We expected that crop levels would be light in this fourth year of drought, and we know that some of the earlier grapes (notably Syrah and Viognier) were flowering during our unusually cool, breezy May.  These aren't ideal flowering conditions, and we've seen evidence of shatter in our own vineyard and from our expeditions to the vineyards we source from for Patelin.  But we were all taken by surprise by just how light this first pick turned out to be.

It is something of a maxim in vineyard analysis that when you see evidence of yields being light, they end up even lighter than you were thinking, while when you see evidence of heavier yields it ends up being even heavier than you expect.  And we have been seeing other evidence that yields will be light, from observations of lower cluster counts and smaller clusters to relatively high sugars and relatively high acids in our samples.  Perhaps less intuitively, further evidence is provided by the fact that the vines look notably healthy, when with heavier yields you would expect to see more signs of stress. 

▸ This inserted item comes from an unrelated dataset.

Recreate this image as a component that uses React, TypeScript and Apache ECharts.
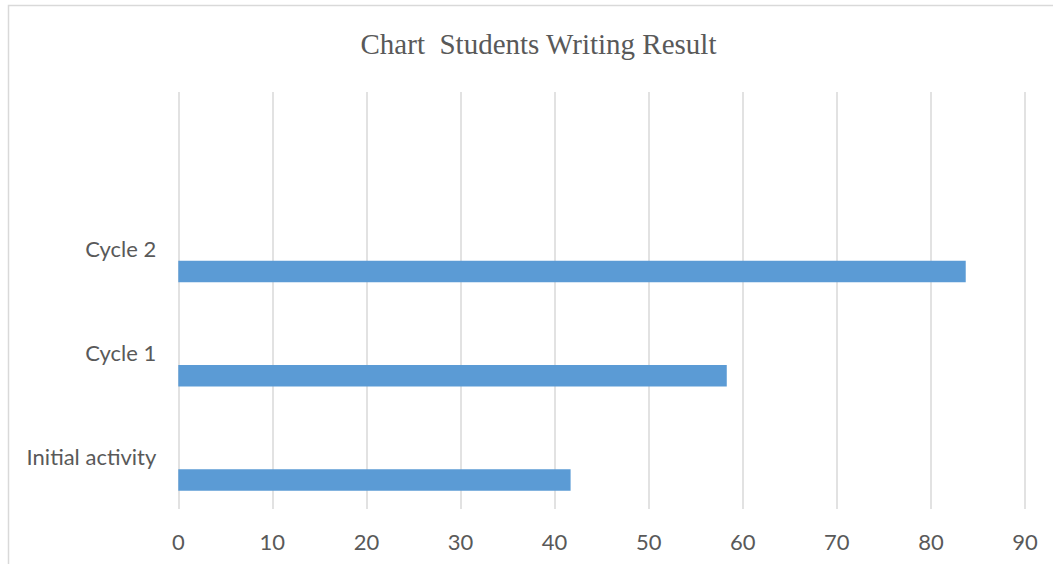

So, I've been steeling myself for this news.  And with the Patelin, we have options; we have handshake agreements with several local vineyards that if we realize that we're light during harvest, they'll find some fruit for us.  We may not be able to make up all the difference, but we can bridge the gap a bit.  Those phone calls started this morning.

The estate vineyard, however, doesn't offer this recourse.  If we end up light, we just make less wine.  It's likely only another week before we find out the extent to which that will be true.